Telangana Information Technology Minister K Taraka Rama Rao has vowed to effectively utilise Information Technology (IT) to weed out fake beneficiaries from government schemes meant for the poor, like distribution of ration cards of public distribution system (PDS) and pensions to aged citizens, widows and disabled persons.
To discuss this and various other ideas on how effectively IT can be inserted into the state's developmental schemes, the government has convened a meeting of 150 IT companies in Hyderabad on Friday, Rao stated.
Rao revealed this while interacting with representatives of Oracle, a multi-national computer technology company, in the state Secretariat in Hyderabad on Wednesday.
Rao stated that the state government is committed to extending IT services to rural areas of the state. The government will utilise IT services to issue PDS ration cards and monthly pensions to real beneficiaries of the poor in the society.
The minister said that IT-enabled schemes like E-panchayat, E-education, E-health will be made available to the people, especially in the rural areas. The government wanted to develop Telangana as the top state in IT sector, he added.
Rao, who has an MBA in E-Commerce from Baruch College City University of New York, has vowed to develop Hyderabad into a top destination for investments in both computer hardware and software businesses.
TN allocates ₹1,100 crore to distribute free laptops to students
Meanwhile, to expedite the scheme of free laptop distribution to students in the state, the Tamil Nadu government has decided to allocate ₹1,100 crore this year. The beneficiaries of the scheme are students in government high schools and colleges.

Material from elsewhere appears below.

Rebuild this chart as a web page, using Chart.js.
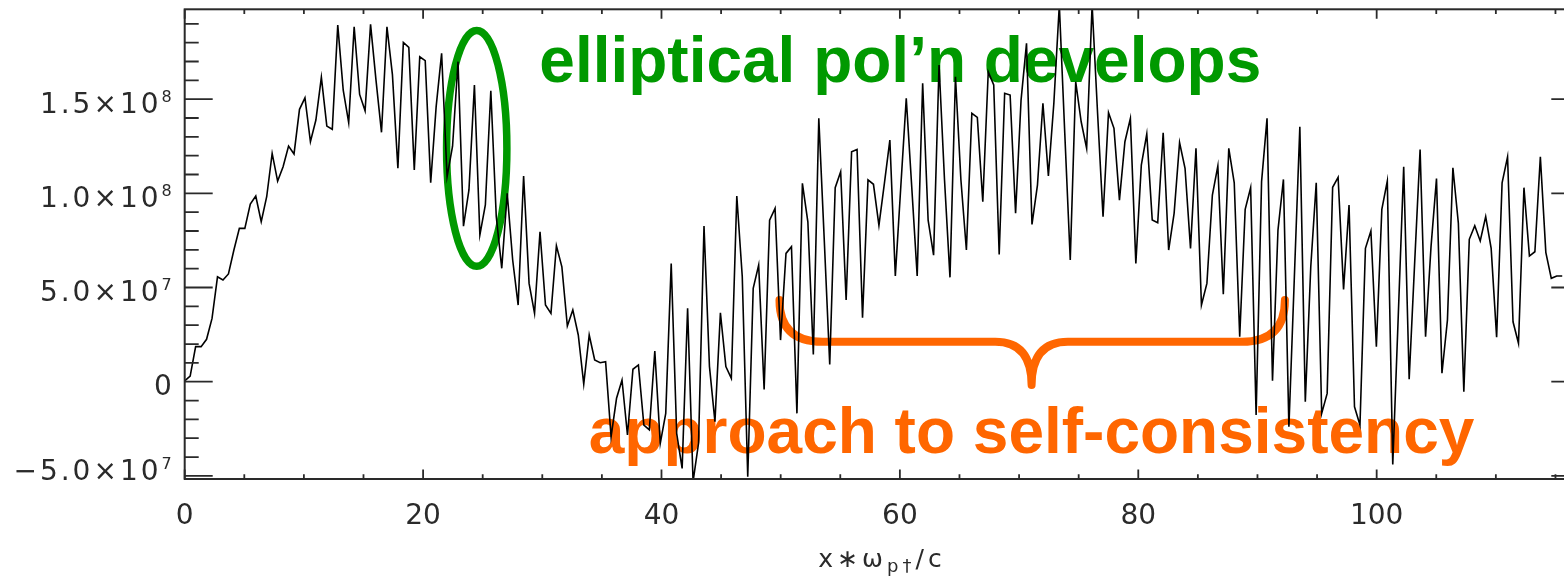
<!DOCTYPE html>
<html>
<head>
<meta charset="utf-8">
<script src="https://cdn.jsdelivr.net/npm/chart.js@4.4.1/dist/chart.umd.min.js"></script>
<style>
  html, body { margin: 0; padding: 0; background: #fff; overflow: hidden; }
  #wrap { width: 1600px; height: 581px; }
</style>
</head>
<body>
<div id="wrap"><canvas id="fieldChart" width="1600" height="581"></canvas></div>
<script>
// campo muestreado a paso constante en x (unidades de 1e7)
const sampleStep = 0.4586;
const fieldValues = [
  0.04, 0.30, 1.86, 1.86, 2.25, 3.36, 5.57, 5.40, 5.72, 6.99,
  8.14, 8.14, 9.43, 9.86, 8.49, 9.82, 12.12, 10.65, 11.41, 12.51,
  12.09, 14.46, 15.07, 12.74, 13.89, 16.16, 13.57, 13.40, 18.93, 15.48,
  13.75, 18.84, 15.25, 14.38, 18.97, 16.0, 13.24, 18.84, 16.3, 11.33,
  18.01, 17.75, 11.24, 17.25, 17.04, 10.56, 14.60, 17.43, 10.88, 12.5,
  16.99, 8.26, 10.18, 15.75, 7.79, 9.38, 15.45, 8.76, 6.02, 10.0,
  6.46, 4.07, 10.92, 5.22, 3.63, 7.96, 4.07, 3.63, 7.22, 6.10,
  2.96, 3.81, 2.48, -0.12, 2.48, 1.15, 1.01, 1.06, -2.92, -0.88,
  0.09, -2.83, 0.66, 0.89, -2.30, -2.56, 1.63, -3.27, -1.68, 6.28,
  -2.74, -4.60, 3.90, -5.3, -3.27, 8.26, 0.80, -2.12, 3.66, 0.80,
  0.18, 9.86, 5.57, -5.04, 4.96, 6.19, -0.41, 8.58, 9.20, 2.21,
  6.81, 7.17, -1.68, 10.53, 8.49, 1.45, 13.98, 7.52, 0.92, 10.30,
  11.15, 4.34, 12.21, 12.33, 3.40, 10.71, 10.48, 8.30, 10.53, 12.83,
  5.61, 10.35, 15.04, 10.35, 5.61, 15.84, 8.58, 6.72, 16.81, 10.71,
  5.54, 16.19, 10.71, 6.99, 14.25, 14.03, 9.55, 16.45, 15.75, 6.76,
  15.31, 15.22, 8.94, 14.95, 17.96, 8.35, 10.44, 14.78, 10.93, 14.78,
  20.0, 13.18, 6.46, 15.92, 13.80, 12.39, 20.0, 14.25, 8.76, 14.28,
  13.45, 9.64, 12.74, 13.98, 6.28, 11.50, 13.15, 8.58, 8.44, 13.22,
  6.99, 8.94, 12.69, 11.33, 7.08, 12.39, 4.07, 5.22, 9.91, 11.45,
  4.65, 12.39, 10.56, 2.39, 9.15, 10.30, -1.77, 10.62, 13.98, 0.05,
  8.05, 10.74, -2.39, 5.57, 13.53, -1.06, 6.10, 10.56, -1.68, -0.62,
  10.32, 10.85, 4.90, 9.38, -1.33, -2.30, 7.08, 8.00, 1.86, 9.15,
  10.65, -4.39, 3.45, 11.41, 0.13, 6.28, 12.33, 2.39, 7.17, 10.78,
  0.45, 3.27, 11.36, 8.41, -0.53, 7.56, 8.28, 7.47, 8.76, 7.08,
  2.36, 10.56, 11.94, 3.18, 2.04, 10.30, 6.67, 6.90, 11.94, 6.87,
  5.49, 5.61, 5.61
];
const fieldUnit = 1e7;

// etiquetas de los ejes
const xTickValues = [0, 20, 40, 60, 80, 100];
const yTickValues = [-5e7, 0, 5e7, 1e8, 1.5e8];
const xMinorStep = 5;
const yMinorStep = 1e7;

const xRange = [0, 117];
const yRange = [-5.165e7, 1.977e8];

// 1.5e8 -> ["1.5×10", "8"]
function sciParts(v) {
  if (v === 0) return ['0', ''];
  const e = Math.floor(Math.log10(Math.abs(v)));
  const m = v / Math.pow(10, e);
  const sign = m < 0 ? '\u2212' : '';
  return [sign + Math.abs(m).toFixed(1) + '\u00d710', String(e)];
}

const inkColor = '#2a2a2a';
const fontFamily = "'DejaVu Sans', Arial, sans-serif";
const labelFont = { family: fontFamily, size: 28 };

// marco con ticks hacia adentro en los cuatro lados, etiquetas del eje y y titulo del eje x
const frameTicks = {
  id: 'frameTicks',
  afterDraw(chart) {
    const { ctx, chartArea: a, scales: { x, y } } = chart;
    ctx.save();
    ctx.strokeStyle = inkColor;
    ctx.lineWidth = 2;
    ctx.strokeRect(a.left, a.top, a.right - a.left, a.bottom - a.top);

    ctx.lineWidth = 1.8;
    ctx.beginPath();
    // eje x: mayores cada 20, menores cada 5
    for (let v = 0; v <= xRange[1]; v += xMinorStep) {
      const px = x.getPixelForValue(v);
      const len = xTickValues.includes(v) ? 9.5 : 4.7;
      ctx.moveTo(px, a.bottom); ctx.lineTo(px, a.bottom - len);
      ctx.moveTo(px, a.top); ctx.lineTo(px, a.top + len);
    }
    // eje y: mayores cada 5e7, menores cada 1e7
    const k0 = Math.ceil(yRange[0] / yMinorStep);
    const k1 = Math.floor(yRange[1] / yMinorStep);
    for (let k = k0; k <= k1; k++) {
      const py = y.getPixelForValue(k * yMinorStep);
      const len = k % 5 === 0 ? 28 : 14;
      ctx.moveTo(a.left, py); ctx.lineTo(a.left + len, py);
      ctx.moveTo(a.right, py); ctx.lineTo(a.right - len, py);
    }
    ctx.stroke();

    // etiquetas del eje y con exponente
    ctx.fillStyle = inkColor;
    ctx.textBaseline = 'alphabetic';
    ctx.textAlign = 'left';
    ctx.letterSpacing = '3px';
    yTickValues.forEach(v => {
      const [main, exp] = sciParts(v);
      const py = y.getPixelForValue(v);
      const base = Math.min(py + 13.5, a.bottom + 1);
      ctx.font = '16px ' + fontFamily;
      const ew = exp ? ctx.measureText(exp).width : 0;
      ctx.font = '28px ' + fontFamily;
      const mw = ctx.measureText(main).width;
      const right = a.left - 10;
      ctx.fillText(main, right - ew - mw, base);
      if (exp) {
        ctx.font = '16px ' + fontFamily;
        ctx.fillText(exp, right - ew, base - 11);
      }
    });

    // titulo del eje x con subindice
    const cx = (a.left + a.right) / 2;
    const base = 566.7;
    const parts = [
      { t: 'x\u2217\u03c9', size: 25, dy: 0 },
      { t: 'p\u2020', size: 18, dy: 5 },
      { t: '/c', size: 25, dy: 0 }
    ];
    ctx.letterSpacing = '4px';
    let total = 0;
    parts.forEach(p => {
      ctx.font = p.size + 'px ' + fontFamily;
      p.w = ctx.measureText(p.t).width;
      total += p.w;
    });
    let tx = cx - total / 2;
    parts.forEach(p => {
      ctx.font = p.size + 'px ' + fontFamily;
      ctx.fillText(p.t, tx, base + p.dy);
      tx += p.w;
    });
    ctx.restore();
  }
};

// elipse, llave y textos de las anotaciones
const notes = {
  id: 'notes',
  beforeDatasetsDraw(chart) {
    const { ctx, scales: { x, y } } = chart;
    const X = v => x.getPixelForValue(v);
    const Y = v => y.getPixelForValue(v * fieldUnit);
    ctx.save();

    ctx.textBaseline = 'alphabetic';
    ctx.textAlign = 'left';
    ctx.font = "bold 64px 'Liberation Sans', Arial, sans-serif";
    ctx.fillStyle = '#009900';
    ctx.fillText('elliptical pol\u2019n develops', X(29.75), Y(15.92));
    ctx.fillStyle = '#ff6600';
    ctx.fillText('approach to self-consistency', X(33.9), Y(-3.8));

    // elipse verde
    ctx.strokeStyle = '#009900';
    ctx.lineWidth = 7.5;
    ctx.beginPath();
    const ex = X(24.5), ey = Y(12.39);
    ctx.ellipse(ex, ey, X(24.5 + 2.53) - ex, Y(12.39 - 6.26) - ey, 0, 0, Math.PI * 2);
    ctx.stroke();

    // llave naranja
    ctx.strokeStyle = '#ff6600';
    ctx.lineWidth = 8;
    ctx.lineCap = 'round';
    ctx.lineJoin = 'round';
    const top = Y(4.34), mid = Y(2.12), tip = Y(-0.18);
    ctx.beginPath();
    ctx.moveTo(X(49.9), top);
    ctx.quadraticCurveTo(X(49.9), mid, X(53.5), mid);
    ctx.lineTo(X(68.0), mid);
    ctx.quadraticCurveTo(X(71.05), mid, X(71.05), tip);
    ctx.quadraticCurveTo(X(71.05), mid, X(74.1), mid);
    ctx.lineTo(X(88.7), mid);
    ctx.quadraticCurveTo(X(92.3), mid, X(92.3), top);
    ctx.stroke();
    ctx.restore();
  }
};

const chart = new Chart(document.getElementById('fieldChart'), {
  type: 'line',
  data: {
    datasets: [{
      data: fieldValues.map((v, i) => ({ x: i * sampleStep, y: v * fieldUnit })),
      borderColor: '#000',
      borderWidth: 1.6,
      pointRadius: 0,
      tension: 0,
      fill: false
    }]
  },
  options: {
    responsive: false,
    animation: false,
    devicePixelRatio: 1,
    layout: { padding: { left: 0, top: 9.3, right: 20.7, bottom: 0 } },
    plugins: { legend: { display: false }, tooltip: { enabled: false } },
    scales: {
      x: {
        type: 'linear',
        min: xRange[0],
        max: xRange[1],
        afterBuildTicks: s => { s.ticks = xTickValues.map(v => ({ value: v })); },
        afterFit: s => { s.height = 102; s.paddingLeft = 0; s.paddingRight = 0; },
        grid: { display: false, drawTicks: false },
        border: { display: false },
        ticks: { color: inkColor, font: labelFont, padding: 21, maxRotation: 0, autoSkip: false }
      },
      y: {
        min: yRange[0],
        max: yRange[1],
        afterBuildTicks: s => { s.ticks = yTickValues.map(v => ({ value: v })); },
        afterFit: s => { s.width = 184.7; s.paddingTop = 0; s.paddingBottom = 0; },
        grid: { display: false, drawTicks: false },
        border: { display: false },
        // las etiquetas con exponente se dibujan en frameTicks
        ticks: { display: false }
      }
    }
  },
  plugins: [notes, frameTicks]
});
</script>
</body>
</html>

Officials in the state government said that more than 17 lakh free laptops, worth ₹2,500 crore have already been distributed to the students since 2011. And this year 5.5 lakh laptops worth ₹1,100 crore will be given to students free of cost, the officials added.
Tamil Nadu Chief Minister J Jayalalithaa took the initiative to launch the free laptop distribution scheme in 2011. The state is distributing laptops to students in higher secondary schools and colleges run by the government and also other government-aided institutions.
In India, state governments in Tamil Nadu, Uttar Pradesh, Chhattisgarh and Rajasthan have followed the scheme of distributing free laptops and tablets to students.
Even the Union government was planning to invite global tenders to provide low cost Aakash tablets to 220 million school children. The Union government is hoping to deliver at least half of the targeted 220 million Aakash tablets to students in the first half of 2014.